*Given request*
Gather up the lines with the word "chart" in them.
─── Raw records ───
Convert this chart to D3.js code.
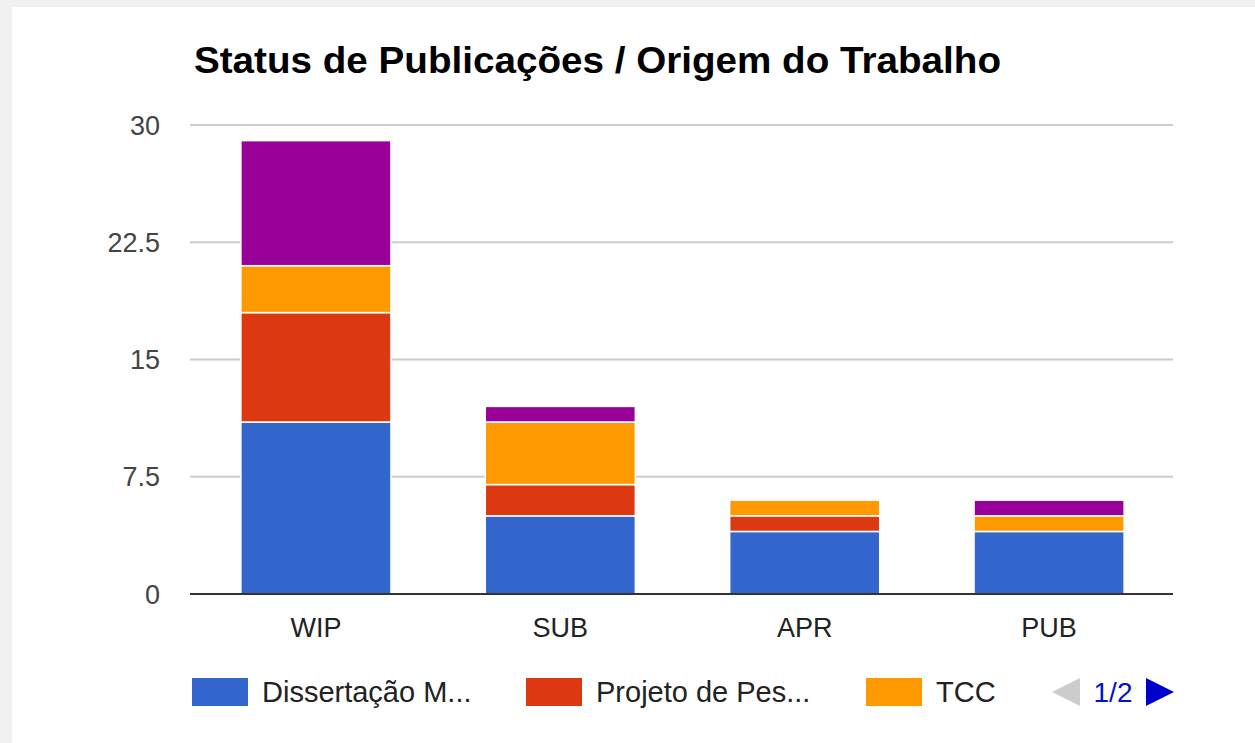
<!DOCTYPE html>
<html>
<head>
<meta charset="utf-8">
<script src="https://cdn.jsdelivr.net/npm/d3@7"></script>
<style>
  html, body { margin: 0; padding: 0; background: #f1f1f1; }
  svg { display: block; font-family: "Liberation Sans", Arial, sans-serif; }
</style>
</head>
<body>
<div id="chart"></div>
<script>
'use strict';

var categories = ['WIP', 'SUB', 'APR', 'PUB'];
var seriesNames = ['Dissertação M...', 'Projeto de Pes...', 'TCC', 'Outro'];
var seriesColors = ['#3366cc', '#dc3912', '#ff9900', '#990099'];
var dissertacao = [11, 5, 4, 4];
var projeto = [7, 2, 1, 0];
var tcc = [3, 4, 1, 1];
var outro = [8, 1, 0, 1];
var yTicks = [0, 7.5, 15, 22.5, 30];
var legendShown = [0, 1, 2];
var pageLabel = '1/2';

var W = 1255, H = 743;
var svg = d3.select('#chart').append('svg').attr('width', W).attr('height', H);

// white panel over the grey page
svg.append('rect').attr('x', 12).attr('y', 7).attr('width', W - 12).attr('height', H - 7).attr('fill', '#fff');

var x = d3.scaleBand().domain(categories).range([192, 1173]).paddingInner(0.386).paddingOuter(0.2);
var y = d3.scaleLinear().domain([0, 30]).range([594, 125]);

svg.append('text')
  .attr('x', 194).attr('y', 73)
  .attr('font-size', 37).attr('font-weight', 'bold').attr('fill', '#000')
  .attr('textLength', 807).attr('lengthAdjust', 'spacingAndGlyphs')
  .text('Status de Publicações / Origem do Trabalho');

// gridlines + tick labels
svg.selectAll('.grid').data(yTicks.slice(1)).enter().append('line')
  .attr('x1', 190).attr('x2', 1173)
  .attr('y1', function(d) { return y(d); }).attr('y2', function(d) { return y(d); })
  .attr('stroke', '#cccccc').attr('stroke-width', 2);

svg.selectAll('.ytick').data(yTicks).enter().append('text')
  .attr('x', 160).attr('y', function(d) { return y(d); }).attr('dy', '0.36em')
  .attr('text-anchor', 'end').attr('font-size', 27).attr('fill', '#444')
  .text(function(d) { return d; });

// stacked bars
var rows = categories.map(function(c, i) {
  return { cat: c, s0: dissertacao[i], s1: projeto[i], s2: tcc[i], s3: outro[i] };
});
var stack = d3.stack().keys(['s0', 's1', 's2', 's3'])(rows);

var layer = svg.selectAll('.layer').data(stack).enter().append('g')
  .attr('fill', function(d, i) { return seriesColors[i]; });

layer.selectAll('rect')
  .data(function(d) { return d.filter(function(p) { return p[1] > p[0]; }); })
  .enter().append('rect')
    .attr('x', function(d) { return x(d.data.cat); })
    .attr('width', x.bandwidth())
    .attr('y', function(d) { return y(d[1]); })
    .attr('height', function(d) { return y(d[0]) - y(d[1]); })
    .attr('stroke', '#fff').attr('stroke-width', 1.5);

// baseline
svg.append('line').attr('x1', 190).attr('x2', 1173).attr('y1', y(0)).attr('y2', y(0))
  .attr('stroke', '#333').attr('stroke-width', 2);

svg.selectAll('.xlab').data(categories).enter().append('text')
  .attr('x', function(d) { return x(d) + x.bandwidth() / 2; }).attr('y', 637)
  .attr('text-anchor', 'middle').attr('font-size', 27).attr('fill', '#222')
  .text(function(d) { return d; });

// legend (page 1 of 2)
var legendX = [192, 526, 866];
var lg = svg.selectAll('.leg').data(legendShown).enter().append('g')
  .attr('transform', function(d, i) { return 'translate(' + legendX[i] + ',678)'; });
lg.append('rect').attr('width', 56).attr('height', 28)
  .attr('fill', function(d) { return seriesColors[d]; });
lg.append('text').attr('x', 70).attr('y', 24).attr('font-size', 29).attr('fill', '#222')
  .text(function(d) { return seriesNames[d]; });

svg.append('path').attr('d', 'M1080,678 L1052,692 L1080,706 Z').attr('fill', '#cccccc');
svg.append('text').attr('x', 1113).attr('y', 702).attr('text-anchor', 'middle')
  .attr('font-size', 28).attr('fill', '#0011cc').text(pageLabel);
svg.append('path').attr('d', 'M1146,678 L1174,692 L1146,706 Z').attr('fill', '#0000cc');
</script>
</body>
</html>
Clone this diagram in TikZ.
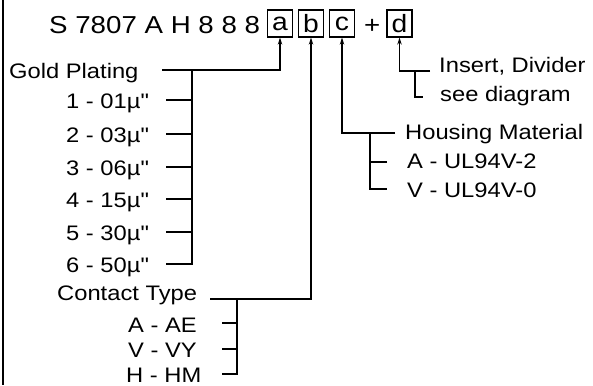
───
*Exercise response*
Convert this chart to D3.js code.
<div id="chart"></div>
var svg = d3.select('#chart').append('svg').attr('width', W).attr('height', H);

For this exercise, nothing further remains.